* STATED EXERCISE
Pick out every line holding the string "that" and copy it.

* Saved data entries
_ _ _ _ _

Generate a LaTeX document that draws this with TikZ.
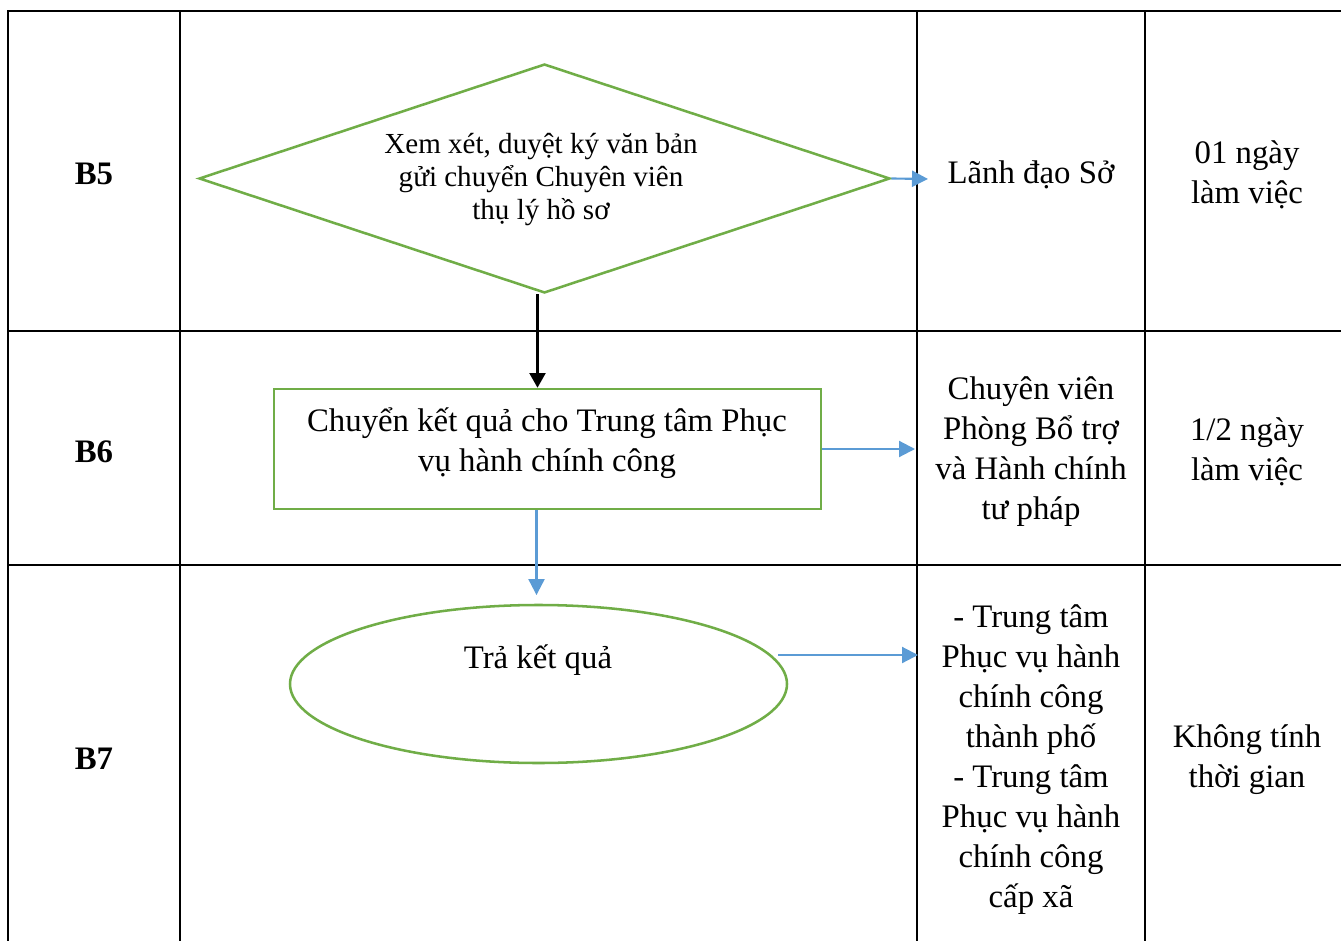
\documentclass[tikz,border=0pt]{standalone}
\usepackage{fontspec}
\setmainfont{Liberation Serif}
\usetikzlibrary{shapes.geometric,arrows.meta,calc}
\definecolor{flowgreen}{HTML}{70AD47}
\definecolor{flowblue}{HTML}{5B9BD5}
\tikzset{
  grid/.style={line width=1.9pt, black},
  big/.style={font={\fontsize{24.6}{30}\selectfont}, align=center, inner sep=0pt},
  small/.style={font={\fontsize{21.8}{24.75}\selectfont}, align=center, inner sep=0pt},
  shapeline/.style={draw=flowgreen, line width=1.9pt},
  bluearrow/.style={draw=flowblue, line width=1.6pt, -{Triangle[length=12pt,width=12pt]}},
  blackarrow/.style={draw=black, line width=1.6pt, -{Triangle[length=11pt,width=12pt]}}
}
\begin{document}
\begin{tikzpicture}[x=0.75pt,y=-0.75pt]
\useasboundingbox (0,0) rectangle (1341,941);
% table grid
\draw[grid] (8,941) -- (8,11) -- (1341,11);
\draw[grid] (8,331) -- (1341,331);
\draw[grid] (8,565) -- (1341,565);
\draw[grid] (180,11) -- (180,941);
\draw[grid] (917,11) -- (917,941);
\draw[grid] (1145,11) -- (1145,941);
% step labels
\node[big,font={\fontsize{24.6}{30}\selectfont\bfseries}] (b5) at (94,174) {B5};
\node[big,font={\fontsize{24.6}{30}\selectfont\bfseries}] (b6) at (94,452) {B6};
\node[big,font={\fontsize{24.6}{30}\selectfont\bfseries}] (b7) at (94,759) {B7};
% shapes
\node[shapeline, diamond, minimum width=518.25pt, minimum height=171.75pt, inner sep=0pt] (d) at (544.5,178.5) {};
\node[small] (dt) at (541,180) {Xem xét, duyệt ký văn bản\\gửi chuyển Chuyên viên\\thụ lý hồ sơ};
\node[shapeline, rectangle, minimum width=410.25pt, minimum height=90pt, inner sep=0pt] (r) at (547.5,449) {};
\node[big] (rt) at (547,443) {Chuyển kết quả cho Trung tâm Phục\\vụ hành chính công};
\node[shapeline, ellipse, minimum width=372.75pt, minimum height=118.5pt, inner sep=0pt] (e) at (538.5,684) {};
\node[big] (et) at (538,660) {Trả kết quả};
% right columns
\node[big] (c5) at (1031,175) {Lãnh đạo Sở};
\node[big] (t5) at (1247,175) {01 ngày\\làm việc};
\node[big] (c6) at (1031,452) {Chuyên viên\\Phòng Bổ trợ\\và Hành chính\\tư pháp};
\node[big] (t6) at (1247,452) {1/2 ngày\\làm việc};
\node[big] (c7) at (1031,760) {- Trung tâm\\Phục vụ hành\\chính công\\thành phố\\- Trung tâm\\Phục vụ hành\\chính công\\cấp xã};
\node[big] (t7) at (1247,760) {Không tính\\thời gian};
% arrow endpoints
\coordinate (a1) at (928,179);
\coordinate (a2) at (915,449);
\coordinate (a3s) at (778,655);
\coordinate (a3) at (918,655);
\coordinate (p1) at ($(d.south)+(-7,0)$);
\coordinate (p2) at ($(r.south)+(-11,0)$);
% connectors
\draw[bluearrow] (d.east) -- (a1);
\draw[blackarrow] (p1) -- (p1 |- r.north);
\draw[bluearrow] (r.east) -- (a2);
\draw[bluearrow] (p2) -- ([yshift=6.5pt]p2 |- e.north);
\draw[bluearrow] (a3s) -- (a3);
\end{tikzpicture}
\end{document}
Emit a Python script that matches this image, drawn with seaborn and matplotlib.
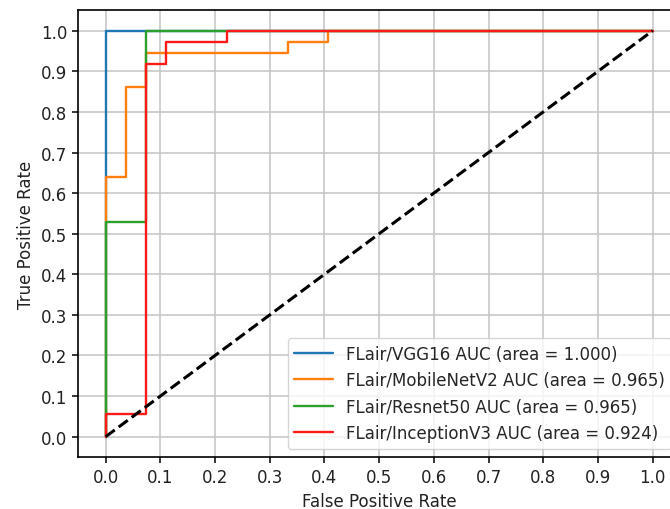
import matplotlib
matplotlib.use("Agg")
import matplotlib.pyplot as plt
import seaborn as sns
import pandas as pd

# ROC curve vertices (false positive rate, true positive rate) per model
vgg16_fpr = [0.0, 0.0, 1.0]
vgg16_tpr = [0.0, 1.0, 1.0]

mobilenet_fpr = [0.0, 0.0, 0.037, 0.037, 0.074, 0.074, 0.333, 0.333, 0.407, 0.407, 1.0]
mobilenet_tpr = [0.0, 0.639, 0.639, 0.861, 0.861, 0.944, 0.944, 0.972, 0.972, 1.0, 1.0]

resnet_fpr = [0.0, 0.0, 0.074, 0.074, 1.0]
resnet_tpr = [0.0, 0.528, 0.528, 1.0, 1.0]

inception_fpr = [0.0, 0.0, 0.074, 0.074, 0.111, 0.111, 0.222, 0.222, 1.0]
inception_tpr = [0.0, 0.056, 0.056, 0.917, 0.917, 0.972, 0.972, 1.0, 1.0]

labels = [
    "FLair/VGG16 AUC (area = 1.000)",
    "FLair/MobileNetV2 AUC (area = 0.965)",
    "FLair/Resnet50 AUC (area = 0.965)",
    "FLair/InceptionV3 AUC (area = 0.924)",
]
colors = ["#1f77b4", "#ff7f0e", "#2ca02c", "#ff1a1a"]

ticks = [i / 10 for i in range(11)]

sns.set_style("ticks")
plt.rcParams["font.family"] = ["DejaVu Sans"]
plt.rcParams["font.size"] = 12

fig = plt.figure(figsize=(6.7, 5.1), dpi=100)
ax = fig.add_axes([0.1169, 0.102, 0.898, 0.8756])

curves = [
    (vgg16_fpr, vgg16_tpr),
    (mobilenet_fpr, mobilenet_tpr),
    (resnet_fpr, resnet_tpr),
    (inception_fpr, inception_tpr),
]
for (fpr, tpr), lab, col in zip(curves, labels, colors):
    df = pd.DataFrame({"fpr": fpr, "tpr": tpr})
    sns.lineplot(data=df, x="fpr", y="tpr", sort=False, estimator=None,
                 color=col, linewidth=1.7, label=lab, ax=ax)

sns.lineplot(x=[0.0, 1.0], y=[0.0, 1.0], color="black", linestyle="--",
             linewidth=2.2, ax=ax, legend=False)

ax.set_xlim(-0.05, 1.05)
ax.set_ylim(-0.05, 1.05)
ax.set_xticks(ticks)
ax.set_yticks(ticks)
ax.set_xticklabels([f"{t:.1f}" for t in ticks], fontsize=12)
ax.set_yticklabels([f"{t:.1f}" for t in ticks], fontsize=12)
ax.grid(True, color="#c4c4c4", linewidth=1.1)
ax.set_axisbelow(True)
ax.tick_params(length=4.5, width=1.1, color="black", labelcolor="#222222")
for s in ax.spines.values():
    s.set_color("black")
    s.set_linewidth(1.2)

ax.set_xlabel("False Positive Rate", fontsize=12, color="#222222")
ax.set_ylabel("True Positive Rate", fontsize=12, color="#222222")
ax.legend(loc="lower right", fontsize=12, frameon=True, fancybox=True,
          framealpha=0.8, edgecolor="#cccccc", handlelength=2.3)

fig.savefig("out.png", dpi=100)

_ _ _ _ _

* EXPECTED OUTPUT
Generate a LaTeX document that draws this with TikZ.
Emit a Python script that matches this image, drawn with seaborn and matplotlib.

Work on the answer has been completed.